Feb 14, 2002 – George Bush promises “Clean Skies” to distract from Kyoto-trashing…

On this day, 14th of February, Valentine’s Day 2002, 20 years ago, George W. Bush, the minority US president sent a Valentine’s Day love letter to the future called the “Clean Skies initiative.” And although the wrapping was attractive, the contents were deeply unhealthy. Clean Skies was supposed to solve the political problem created by Bush for Bush when he had pulled the US out of the negotiations around the Kyoto Protocol, and when Cheney (the real Prez?) had tried to kick start, yet more coal fired power plants. Folks weren’t fooled.

Why this matters? 

We need to remember that those in charge of society who got there being elected, or in this case being elected by their mates on the Supreme Court, do not have our best interests at heart. They have been kicking the can down the road, blindly making ridiculous promises based on unproven technologies. 

What happened next? 

Clean Skies was a “failure” if you judge it on reducing pollution.
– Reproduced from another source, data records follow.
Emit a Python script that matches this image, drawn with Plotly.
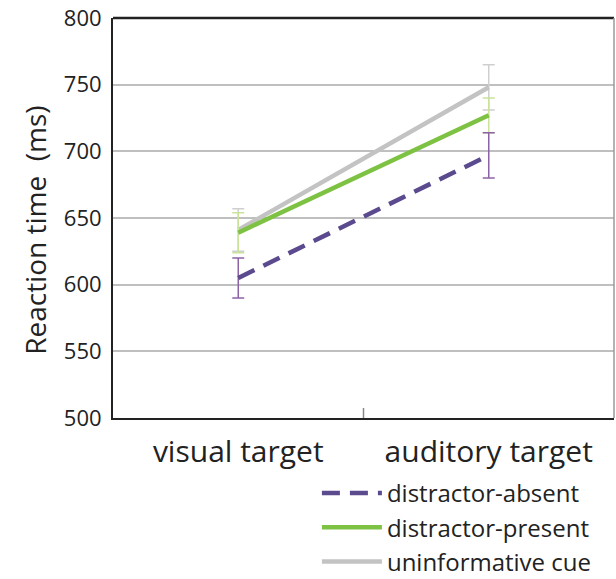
import plotly.graph_objects as go

categories = ["visual target", "auditory target"]
series_names = ["distractor-absent", "distractor-present", "uninformative cue"]
absent_rt = [605, 697]
absent_err = [15, 17]
present_rt = [639, 727]
present_err = [15, 13]
uninf_rt = [641, 748]
uninf_err = [16, 17]
y_ticks = [500, 550, 600, 650, 700, 750, 800]
y_title = "Reaction time  (ms)"

FONT = "Open Sans"
fig = go.Figure()

specs = [
    (series_names[2], uninf_rt, uninf_err, "#c3c3c3", "#cfcfcf", "solid"),
    (series_names[1], present_rt, present_err, "#7dc242", "#c9e39a", "solid"),
    (series_names[0], absent_rt, absent_err, "#5b4a8e", "#8e63a6", "18px,10px"),
]
for rank, (name, y, e, lc, ec, dash) in zip([3, 2, 1], specs):
    fig.add_trace(go.Scatter(
        x=categories, y=y, name=name, mode="lines", legendrank=rank,
        line=dict(color=lc, width=4.5, dash=dash),
        error_y=dict(type="data", array=e, visible=True, color=ec, thickness=1.5, width=6),
    ))

fig.update_layout(
    width=616, height=579,
    margin=dict(l=113, r=2, t=18, b=161, autoexpand=False),
    paper_bgcolor="white", plot_bgcolor="white",
    font=dict(family=FONT, color="#222222"),
    showlegend=True,
    legend=dict(x=0.407, y=-0.1325, xanchor="left", yanchor="top",
                font=dict(size=24, family=FONT, color="#222222"),
                bgcolor="rgba(0,0,0,0)", tracegroupgap=0,
                itemwidth=60),
    xaxis=dict(type="category", range=[-0.5, 1.5], showgrid=False, automargin=False,
               showline=True, linecolor="#222222", linewidth=2,
               ticks="", tickfont=dict(size=30, family=FONT, color="#222222"),
               ticklabelstandoff=6),
    yaxis=dict(range=[500, 800], tickvals=y_ticks, showgrid=True, automargin=False,
               gridcolor="#bfbfbf", gridwidth=1.5, zeroline=False,
               showline=True, linecolor="#222222", linewidth=2,
               ticks="", tickfont=dict(size=22, family=FONT, color="#222222"),
               ticklabelstandoff=5),
    annotations=[dict(text=y_title, xref="paper", yref="paper", x=-0.156, y=0.47,
                      xanchor="center", yanchor="middle", textangle=-90, showarrow=False,
                      font=dict(size=28, family=FONT, color="#222222"))],
)
# top and right frame
fig.add_shape(type="line", xref="paper", yref="paper", x0=0, x1=1, y0=1, y1=1,
              line=dict(color="#222222", width=2.5))
fig.add_shape(type="line", xref="paper", yref="paper", x0=1, x1=1, y0=0, y1=1,
              line=dict(color="#9a9a9a", width=1.5))
# middle boundary tick
fig.add_shape(type="line", xref="x", yref="paper", x0=0.5, x1=0.5, y0=0, y1=0.025,
              line=dict(color="#888888", width=1.5))

fig.write_html("out.html", config={"displayModeBar": False},
               post_script="document.body.style.margin='0';document.body.style.overflow='hidden';")
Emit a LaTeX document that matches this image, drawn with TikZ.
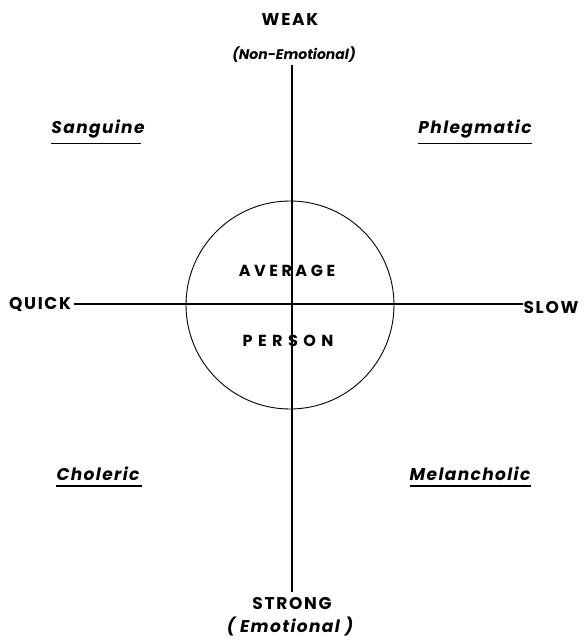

Looked at another way, it was a success, giving enough of an impression of “action” so the issue of air pollution couldn’t be used against him, even had the Democrats been minded to. Bush was reelected, or elected for the first time in 2004, relatively fair and square, if you don’t count, the swiftboating of John Kerry. And the emissions keep rising, the atmospheric concentrations keep rising. The only thing that doesn’t really rise are the viewing stats on this website.